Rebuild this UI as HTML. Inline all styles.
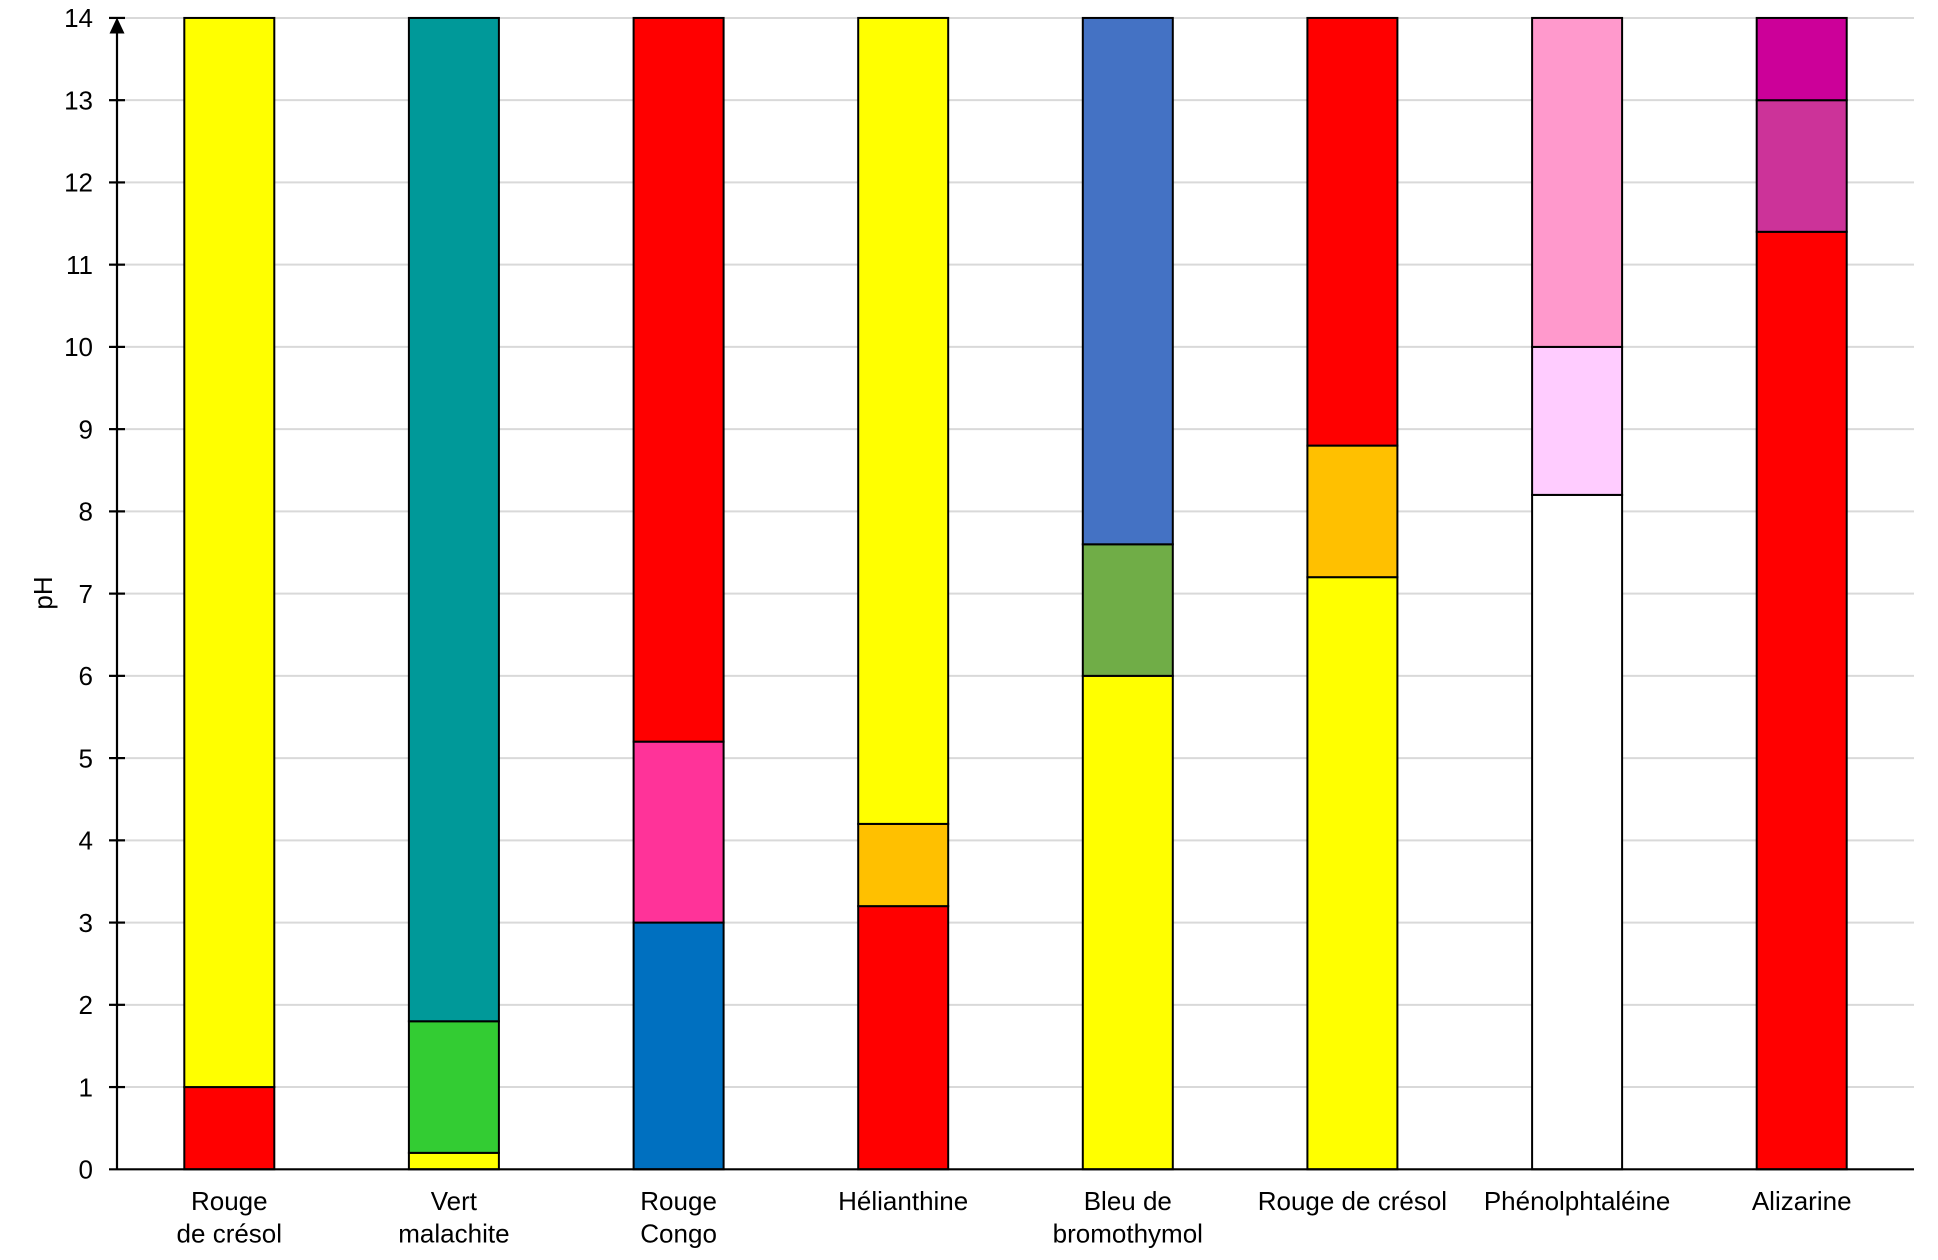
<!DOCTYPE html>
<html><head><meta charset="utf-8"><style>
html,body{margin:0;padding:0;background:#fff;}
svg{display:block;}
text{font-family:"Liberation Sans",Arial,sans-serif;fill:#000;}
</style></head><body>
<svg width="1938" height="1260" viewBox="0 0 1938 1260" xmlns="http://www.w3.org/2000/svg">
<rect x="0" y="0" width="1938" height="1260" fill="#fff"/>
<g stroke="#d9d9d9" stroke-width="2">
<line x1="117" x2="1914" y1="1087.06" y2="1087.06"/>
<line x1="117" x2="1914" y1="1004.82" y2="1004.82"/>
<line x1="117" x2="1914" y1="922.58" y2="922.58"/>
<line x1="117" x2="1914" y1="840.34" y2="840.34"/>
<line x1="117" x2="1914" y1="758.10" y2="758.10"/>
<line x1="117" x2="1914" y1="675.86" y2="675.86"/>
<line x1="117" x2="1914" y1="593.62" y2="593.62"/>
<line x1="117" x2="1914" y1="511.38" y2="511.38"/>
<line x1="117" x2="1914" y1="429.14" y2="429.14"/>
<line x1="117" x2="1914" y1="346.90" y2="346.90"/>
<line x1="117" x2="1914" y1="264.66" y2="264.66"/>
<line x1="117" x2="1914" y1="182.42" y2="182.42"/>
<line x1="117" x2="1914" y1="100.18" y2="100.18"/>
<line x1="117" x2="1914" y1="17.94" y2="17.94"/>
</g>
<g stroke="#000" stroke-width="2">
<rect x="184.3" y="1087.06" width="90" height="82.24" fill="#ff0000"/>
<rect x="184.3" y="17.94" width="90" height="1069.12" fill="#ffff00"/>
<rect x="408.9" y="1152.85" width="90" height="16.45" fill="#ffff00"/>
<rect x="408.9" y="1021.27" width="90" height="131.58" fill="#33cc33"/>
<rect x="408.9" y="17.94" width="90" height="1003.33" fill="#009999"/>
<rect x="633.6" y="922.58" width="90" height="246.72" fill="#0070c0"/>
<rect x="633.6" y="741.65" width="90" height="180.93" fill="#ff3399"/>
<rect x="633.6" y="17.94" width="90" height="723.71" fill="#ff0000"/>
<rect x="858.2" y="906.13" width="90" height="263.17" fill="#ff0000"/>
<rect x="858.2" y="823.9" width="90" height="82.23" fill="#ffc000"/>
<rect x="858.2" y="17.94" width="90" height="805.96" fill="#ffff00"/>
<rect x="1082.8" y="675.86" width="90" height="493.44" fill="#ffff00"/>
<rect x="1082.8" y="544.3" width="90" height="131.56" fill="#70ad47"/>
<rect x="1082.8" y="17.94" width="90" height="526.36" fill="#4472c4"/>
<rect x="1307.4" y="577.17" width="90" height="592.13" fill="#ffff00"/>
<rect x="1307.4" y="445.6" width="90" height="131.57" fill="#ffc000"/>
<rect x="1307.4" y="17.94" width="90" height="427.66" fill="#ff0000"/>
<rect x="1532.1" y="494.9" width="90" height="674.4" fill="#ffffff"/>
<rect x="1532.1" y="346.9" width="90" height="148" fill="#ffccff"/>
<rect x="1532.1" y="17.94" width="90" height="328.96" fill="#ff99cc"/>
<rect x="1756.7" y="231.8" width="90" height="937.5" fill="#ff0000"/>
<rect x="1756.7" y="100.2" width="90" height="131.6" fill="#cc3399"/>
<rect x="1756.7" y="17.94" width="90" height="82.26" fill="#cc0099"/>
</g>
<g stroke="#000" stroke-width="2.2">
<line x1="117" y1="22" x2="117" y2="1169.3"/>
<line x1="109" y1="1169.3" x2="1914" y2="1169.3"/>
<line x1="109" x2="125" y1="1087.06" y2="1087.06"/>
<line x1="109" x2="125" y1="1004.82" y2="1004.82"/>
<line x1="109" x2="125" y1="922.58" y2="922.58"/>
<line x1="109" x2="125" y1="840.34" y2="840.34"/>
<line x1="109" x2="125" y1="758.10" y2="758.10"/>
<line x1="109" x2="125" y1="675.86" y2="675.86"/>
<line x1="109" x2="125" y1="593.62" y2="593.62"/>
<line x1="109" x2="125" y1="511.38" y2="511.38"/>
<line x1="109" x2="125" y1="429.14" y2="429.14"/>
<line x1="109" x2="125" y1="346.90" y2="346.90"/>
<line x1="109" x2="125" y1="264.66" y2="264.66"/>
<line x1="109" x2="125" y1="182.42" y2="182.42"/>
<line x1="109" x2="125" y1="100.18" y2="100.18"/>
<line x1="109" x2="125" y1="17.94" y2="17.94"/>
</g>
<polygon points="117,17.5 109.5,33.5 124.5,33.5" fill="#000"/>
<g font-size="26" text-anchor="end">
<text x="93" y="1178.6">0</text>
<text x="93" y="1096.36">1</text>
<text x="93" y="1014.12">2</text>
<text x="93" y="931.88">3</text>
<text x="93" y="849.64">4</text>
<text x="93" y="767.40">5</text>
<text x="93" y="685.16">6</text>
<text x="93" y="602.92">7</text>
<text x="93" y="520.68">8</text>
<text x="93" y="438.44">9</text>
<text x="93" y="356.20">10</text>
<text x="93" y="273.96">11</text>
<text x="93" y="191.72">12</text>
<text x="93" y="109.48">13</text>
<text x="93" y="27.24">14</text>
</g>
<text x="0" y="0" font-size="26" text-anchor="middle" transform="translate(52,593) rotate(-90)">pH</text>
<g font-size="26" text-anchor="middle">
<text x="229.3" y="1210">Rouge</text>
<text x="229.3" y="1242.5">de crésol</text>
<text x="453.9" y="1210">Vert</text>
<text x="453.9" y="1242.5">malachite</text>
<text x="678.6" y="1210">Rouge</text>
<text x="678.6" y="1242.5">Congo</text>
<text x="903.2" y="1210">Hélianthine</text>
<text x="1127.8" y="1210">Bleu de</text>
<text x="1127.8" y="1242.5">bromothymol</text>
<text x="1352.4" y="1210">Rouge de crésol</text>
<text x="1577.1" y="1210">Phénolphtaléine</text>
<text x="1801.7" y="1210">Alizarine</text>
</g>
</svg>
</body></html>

▶ Requirements: Leave the pictures out and output the rest of the listing exactly.

▶ Response to this exercise:
Rebuild this UI as HTML. Inline all styles.
<!DOCTYPE html>
<html><head><meta charset="utf-8"><style>
html,body{margin:0;padding:0;background:#fff;}
svg{display:block;}
text{font-family:"Liberation Sans",Arial,sans-serif;fill:#000;}
</style></head><body>
<svg width="1938" height="1260" viewBox="0 0 1938 1260" xmlns="http://www.w3.org/2000/svg">
<rect x="0" y="0" width="1938" height="1260" fill="#fff"/>
<g stroke="#d9d9d9" stroke-width="2">
<line x1="117" x2="1914" y1="1087.06" y2="1087.06"/>
<line x1="117" x2="1914" y1="1004.82" y2="1004.82"/>
<line x1="117" x2="1914" y1="922.58" y2="922.58"/>
<line x1="117" x2="1914" y1="840.34" y2="840.34"/>
<line x1="117" x2="1914" y1="758.10" y2="758.10"/>
<line x1="117" x2="1914" y1="675.86" y2="675.86"/>
<line x1="117" x2="1914" y1="593.62" y2="593.62"/>
<line x1="117" x2="1914" y1="511.38" y2="511.38"/>
<line x1="117" x2="1914" y1="429.14" y2="429.14"/>
<line x1="117" x2="1914" y1="346.90" y2="346.90"/>
<line x1="117" x2="1914" y1="264.66" y2="264.66"/>
<line x1="117" x2="1914" y1="182.42" y2="182.42"/>
<line x1="117" x2="1914" y1="100.18" y2="100.18"/>
<line x1="117" x2="1914" y1="17.94" y2="17.94"/>
</g>
<g stroke="#000" stroke-width="2">
<rect x="184.3" y="1087.06" width="90" height="82.24" fill="#ff0000"/>
<rect x="184.3" y="17.94" width="90" height="1069.12" fill="#ffff00"/>
<rect x="408.9" y="1152.85" width="90" height="16.45" fill="#ffff00"/>
<rect x="408.9" y="1021.27" width="90" height="131.58" fill="#33cc33"/>
<rect x="408.9" y="17.94" width="90" height="1003.33" fill="#009999"/>
<rect x="633.6" y="922.58" width="90" height="246.72" fill="#0070c0"/>
<rect x="633.6" y="741.65" width="90" height="180.93" fill="#ff3399"/>
<rect x="633.6" y="17.94" width="90" height="723.71" fill="#ff0000"/>
<rect x="858.2" y="906.13" width="90" height="263.17" fill="#ff0000"/>
<rect x="858.2" y="823.9" width="90" height="82.23" fill="#ffc000"/>
<rect x="858.2" y="17.94" width="90" height="805.96" fill="#ffff00"/>
<rect x="1082.8" y="675.86" width="90" height="493.44" fill="#ffff00"/>
<rect x="1082.8" y="544.3" width="90" height="131.56" fill="#70ad47"/>
<rect x="1082.8" y="17.94" width="90" height="526.36" fill="#4472c4"/>
<rect x="1307.4" y="577.17" width="90" height="592.13" fill="#ffff00"/>
<rect x="1307.4" y="445.6" width="90" height="131.57" fill="#ffc000"/>
<rect x="1307.4" y="17.94" width="90" height="427.66" fill="#ff0000"/>
<rect x="1532.1" y="494.9" width="90" height="674.4" fill="#ffffff"/>
<rect x="1532.1" y="346.9" width="90" height="148" fill="#ffccff"/>
<rect x="1532.1" y="17.94" width="90" height="328.96" fill="#ff99cc"/>
<rect x="1756.7" y="231.8" width="90" height="937.5" fill="#ff0000"/>
<rect x="1756.7" y="100.2" width="90" height="131.6" fill="#cc3399"/>
<rect x="1756.7" y="17.94" width="90" height="82.26" fill="#cc0099"/>
</g>
<g stroke="#000" stroke-width="2.2">
<line x1="117" y1="22" x2="117" y2="1169.3"/>
<line x1="109" y1="1169.3" x2="1914" y2="1169.3"/>
<line x1="109" x2="125" y1="1087.06" y2="1087.06"/>
<line x1="109" x2="125" y1="1004.82" y2="1004.82"/>
<line x1="109" x2="125" y1="922.58" y2="922.58"/>
<line x1="109" x2="125" y1="840.34" y2="840.34"/>
<line x1="109" x2="125" y1="758.10" y2="758.10"/>
<line x1="109" x2="125" y1="675.86" y2="675.86"/>
<line x1="109" x2="125" y1="593.62" y2="593.62"/>
<line x1="109" x2="125" y1="511.38" y2="511.38"/>
<line x1="109" x2="125" y1="429.14" y2="429.14"/>
<line x1="109" x2="125" y1="346.90" y2="346.90"/>
<line x1="109" x2="125" y1="264.66" y2="264.66"/>
<line x1="109" x2="125" y1="182.42" y2="182.42"/>
<line x1="109" x2="125" y1="100.18" y2="100.18"/>
<line x1="109" x2="125" y1="17.94" y2="17.94"/>
</g>
<polygon points="117,17.5 109.5,33.5 124.5,33.5" fill="#000"/>
<g font-size="26" text-anchor="end">
<text x="93" y="1178.6">0</text>
<text x="93" y="1096.36">1</text>
<text x="93" y="1014.12">2</text>
<text x="93" y="931.88">3</text>
<text x="93" y="849.64">4</text>
<text x="93" y="767.40">5</text>
<text x="93" y="685.16">6</text>
<text x="93" y="602.92">7</text>
<text x="93" y="520.68">8</text>
<text x="93" y="438.44">9</text>
<text x="93" y="356.20">10</text>
<text x="93" y="273.96">11</text>
<text x="93" y="191.72">12</text>
<text x="93" y="109.48">13</text>
<text x="93" y="27.24">14</text>
</g>
<text x="0" y="0" font-size="26" text-anchor="middle" transform="translate(52,593) rotate(-90)">pH</text>
<g font-size="26" text-anchor="middle">
<text x="229.3" y="1210">Rouge</text>
<text x="229.3" y="1242.5">de crésol</text>
<text x="453.9" y="1210">Vert</text>
<text x="453.9" y="1242.5">malachite</text>
<text x="678.6" y="1210">Rouge</text>
<text x="678.6" y="1242.5">Congo</text>
<text x="903.2" y="1210">Hélianthine</text>
<text x="1127.8" y="1210">Bleu de</text>
<text x="1127.8" y="1242.5">bromothymol</text>
<text x="1352.4" y="1210">Rouge de crésol</text>
<text x="1577.1" y="1210">Phénolphtaléine</text>
<text x="1801.7" y="1210">Alizarine</text>
</g>
</svg>
</body></html>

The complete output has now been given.